### Exercise
Working from the data below, reproduce exactly the lines starting at the one that holds "Output the web" and ending at the one that holds "const diamondX = [11.92, 14.08];". Pictures are excluded.

### Material to process
* BEGIN *

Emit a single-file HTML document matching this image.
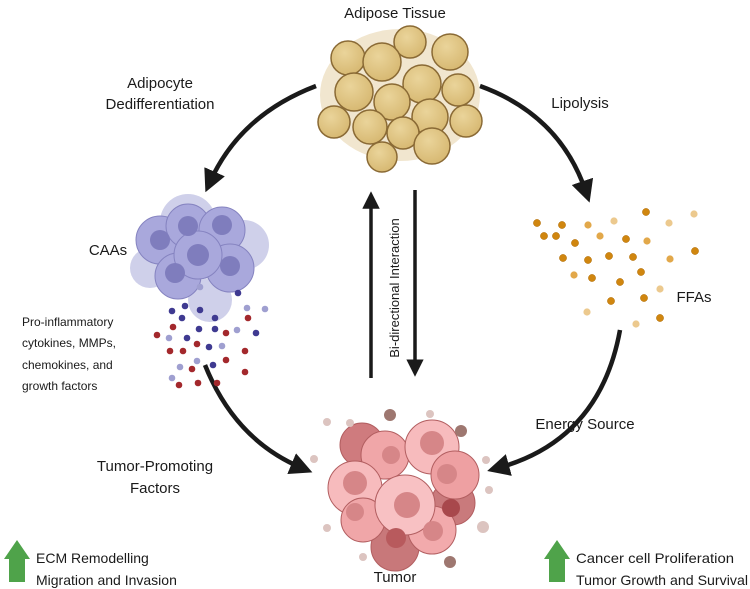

* END *
* BEGIN *

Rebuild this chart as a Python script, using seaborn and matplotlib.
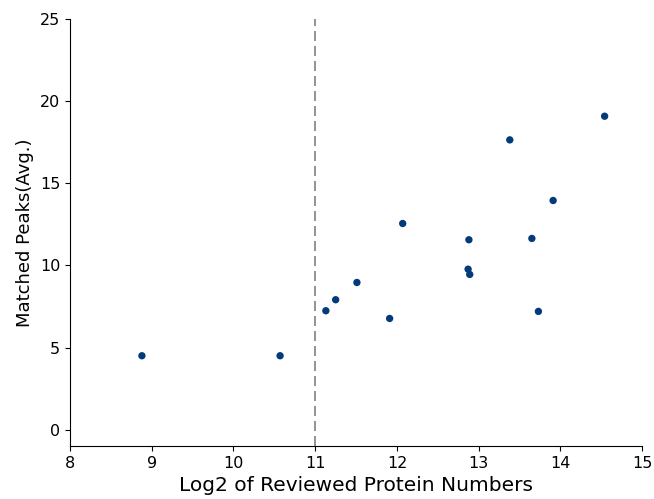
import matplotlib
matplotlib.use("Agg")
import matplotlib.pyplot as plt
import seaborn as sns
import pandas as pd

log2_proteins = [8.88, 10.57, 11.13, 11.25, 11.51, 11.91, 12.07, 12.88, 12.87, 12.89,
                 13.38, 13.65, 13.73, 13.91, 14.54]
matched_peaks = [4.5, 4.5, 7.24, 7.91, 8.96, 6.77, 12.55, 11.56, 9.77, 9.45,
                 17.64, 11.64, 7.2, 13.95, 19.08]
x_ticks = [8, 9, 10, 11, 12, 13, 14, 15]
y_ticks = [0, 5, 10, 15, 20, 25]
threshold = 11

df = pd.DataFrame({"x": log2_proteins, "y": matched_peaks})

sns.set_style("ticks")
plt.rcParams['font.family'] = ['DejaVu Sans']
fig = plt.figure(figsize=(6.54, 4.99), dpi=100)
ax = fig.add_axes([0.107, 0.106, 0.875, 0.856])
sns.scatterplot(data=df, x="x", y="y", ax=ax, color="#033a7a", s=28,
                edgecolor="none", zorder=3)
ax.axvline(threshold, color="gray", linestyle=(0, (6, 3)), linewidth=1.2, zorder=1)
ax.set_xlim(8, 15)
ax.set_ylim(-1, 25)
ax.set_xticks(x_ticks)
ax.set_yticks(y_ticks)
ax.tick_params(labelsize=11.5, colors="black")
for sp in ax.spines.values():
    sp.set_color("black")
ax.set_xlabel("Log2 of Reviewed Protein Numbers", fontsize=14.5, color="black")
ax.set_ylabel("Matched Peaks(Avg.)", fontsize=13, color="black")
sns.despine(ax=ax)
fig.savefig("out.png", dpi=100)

* END *
* BEGIN *

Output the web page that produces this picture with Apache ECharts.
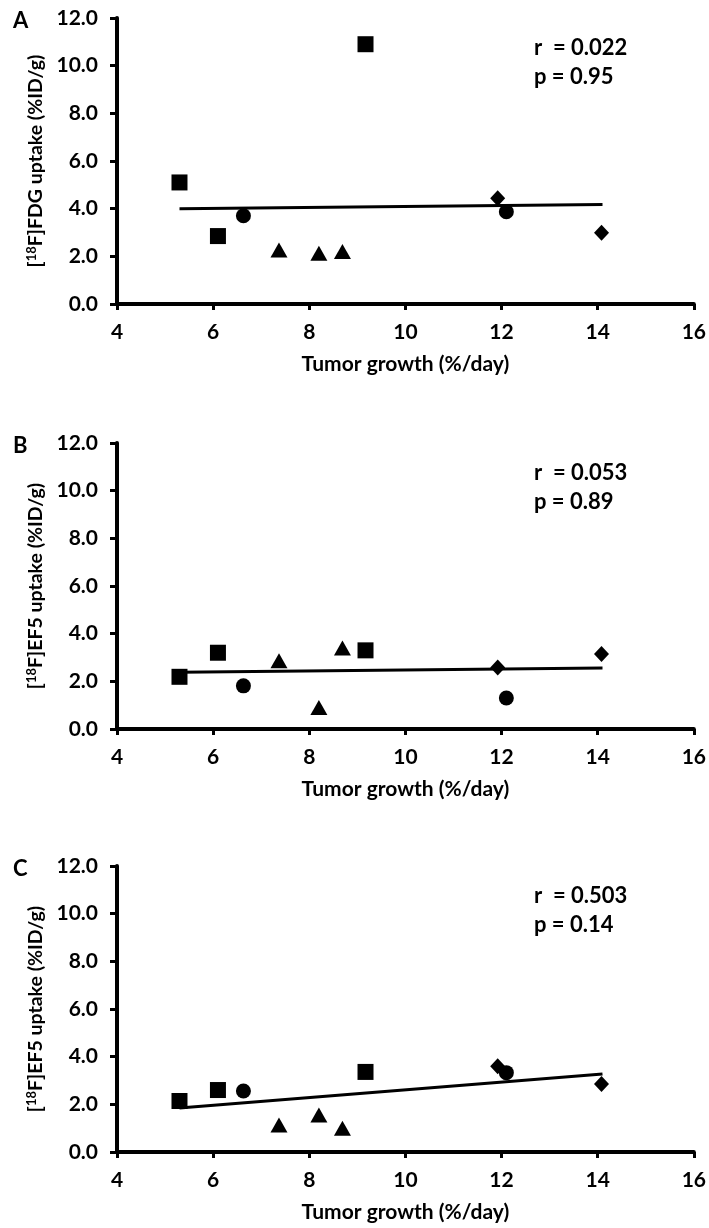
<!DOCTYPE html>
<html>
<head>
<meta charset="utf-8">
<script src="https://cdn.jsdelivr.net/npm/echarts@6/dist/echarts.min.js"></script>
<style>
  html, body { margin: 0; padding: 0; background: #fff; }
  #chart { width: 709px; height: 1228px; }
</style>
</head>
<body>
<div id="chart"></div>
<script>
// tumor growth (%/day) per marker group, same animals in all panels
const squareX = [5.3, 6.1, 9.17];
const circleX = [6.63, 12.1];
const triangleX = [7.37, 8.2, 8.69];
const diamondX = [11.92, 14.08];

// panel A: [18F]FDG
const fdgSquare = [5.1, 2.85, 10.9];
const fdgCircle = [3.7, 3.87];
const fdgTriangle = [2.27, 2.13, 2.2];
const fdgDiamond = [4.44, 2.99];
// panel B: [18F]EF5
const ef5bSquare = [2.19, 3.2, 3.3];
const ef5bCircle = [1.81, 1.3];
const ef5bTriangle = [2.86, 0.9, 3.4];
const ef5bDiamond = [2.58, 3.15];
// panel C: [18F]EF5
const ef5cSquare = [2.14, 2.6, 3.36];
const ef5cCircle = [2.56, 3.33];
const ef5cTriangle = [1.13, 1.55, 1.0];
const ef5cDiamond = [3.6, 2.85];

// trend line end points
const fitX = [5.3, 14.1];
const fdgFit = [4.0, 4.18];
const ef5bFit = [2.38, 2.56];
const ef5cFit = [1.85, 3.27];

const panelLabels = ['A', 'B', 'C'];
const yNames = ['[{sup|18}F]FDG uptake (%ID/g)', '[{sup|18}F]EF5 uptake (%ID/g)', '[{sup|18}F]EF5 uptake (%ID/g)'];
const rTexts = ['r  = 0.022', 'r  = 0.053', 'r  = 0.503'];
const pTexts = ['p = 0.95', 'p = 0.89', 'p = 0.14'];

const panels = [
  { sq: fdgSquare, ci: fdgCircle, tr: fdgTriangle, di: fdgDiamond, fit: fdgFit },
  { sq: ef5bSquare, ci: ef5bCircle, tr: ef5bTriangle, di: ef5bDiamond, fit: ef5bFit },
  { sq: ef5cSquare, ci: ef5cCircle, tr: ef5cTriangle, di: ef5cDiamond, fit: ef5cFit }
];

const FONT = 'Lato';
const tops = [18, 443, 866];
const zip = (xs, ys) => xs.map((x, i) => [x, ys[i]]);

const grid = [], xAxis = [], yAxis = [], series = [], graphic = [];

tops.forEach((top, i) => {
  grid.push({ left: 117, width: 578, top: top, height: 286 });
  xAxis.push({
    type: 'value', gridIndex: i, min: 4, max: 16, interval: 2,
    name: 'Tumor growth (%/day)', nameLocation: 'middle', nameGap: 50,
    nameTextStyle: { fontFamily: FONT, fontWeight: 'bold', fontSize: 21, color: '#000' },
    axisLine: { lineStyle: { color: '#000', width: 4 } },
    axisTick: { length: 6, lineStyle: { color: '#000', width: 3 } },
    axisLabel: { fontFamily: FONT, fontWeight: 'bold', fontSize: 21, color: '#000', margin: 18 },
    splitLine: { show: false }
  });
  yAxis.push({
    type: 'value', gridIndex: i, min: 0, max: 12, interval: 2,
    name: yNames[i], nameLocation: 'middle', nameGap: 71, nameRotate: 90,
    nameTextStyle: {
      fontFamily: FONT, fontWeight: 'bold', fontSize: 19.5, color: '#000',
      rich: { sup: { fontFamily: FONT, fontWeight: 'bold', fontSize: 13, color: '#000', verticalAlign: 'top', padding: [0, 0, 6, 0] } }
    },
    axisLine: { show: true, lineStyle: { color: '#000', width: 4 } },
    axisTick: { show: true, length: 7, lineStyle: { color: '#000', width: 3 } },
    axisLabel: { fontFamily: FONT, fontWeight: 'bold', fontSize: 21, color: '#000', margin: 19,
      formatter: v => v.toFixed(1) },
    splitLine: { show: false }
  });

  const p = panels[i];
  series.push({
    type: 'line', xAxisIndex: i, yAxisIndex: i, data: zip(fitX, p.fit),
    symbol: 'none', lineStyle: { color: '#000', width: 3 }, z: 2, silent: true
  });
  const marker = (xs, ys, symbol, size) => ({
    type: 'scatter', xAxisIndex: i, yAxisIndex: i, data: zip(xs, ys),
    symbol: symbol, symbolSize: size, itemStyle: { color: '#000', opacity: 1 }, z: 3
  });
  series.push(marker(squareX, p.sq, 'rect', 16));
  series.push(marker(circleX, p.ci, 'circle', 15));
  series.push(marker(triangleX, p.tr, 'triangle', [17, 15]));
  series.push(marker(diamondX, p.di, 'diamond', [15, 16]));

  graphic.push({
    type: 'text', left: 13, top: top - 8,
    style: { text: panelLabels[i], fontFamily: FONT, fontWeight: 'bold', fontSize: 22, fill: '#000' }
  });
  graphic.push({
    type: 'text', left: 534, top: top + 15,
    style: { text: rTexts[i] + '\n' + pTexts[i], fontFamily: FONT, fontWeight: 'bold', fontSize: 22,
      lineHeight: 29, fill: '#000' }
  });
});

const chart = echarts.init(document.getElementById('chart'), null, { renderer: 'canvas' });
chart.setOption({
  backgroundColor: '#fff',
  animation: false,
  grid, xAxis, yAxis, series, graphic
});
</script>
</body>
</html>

* END *

### Solution for this task
Output the web page that produces this picture with Apache ECharts.
<!DOCTYPE html>
<html>
<head>
<meta charset="utf-8">
<script src="https://cdn.jsdelivr.net/npm/echarts@6/dist/echarts.min.js"></script>
<style>
  html, body { margin: 0; padding: 0; background: #fff; }
  #chart { width: 709px; height: 1228px; }
</style>
</head>
<body>
<div id="chart"></div>
<script>
// tumor growth (%/day) per marker group, same animals in all panels
const squareX = [5.3, 6.1, 9.17];
const circleX = [6.63, 12.1];
const triangleX = [7.37, 8.2, 8.69];
const diamondX = [11.92, 14.08];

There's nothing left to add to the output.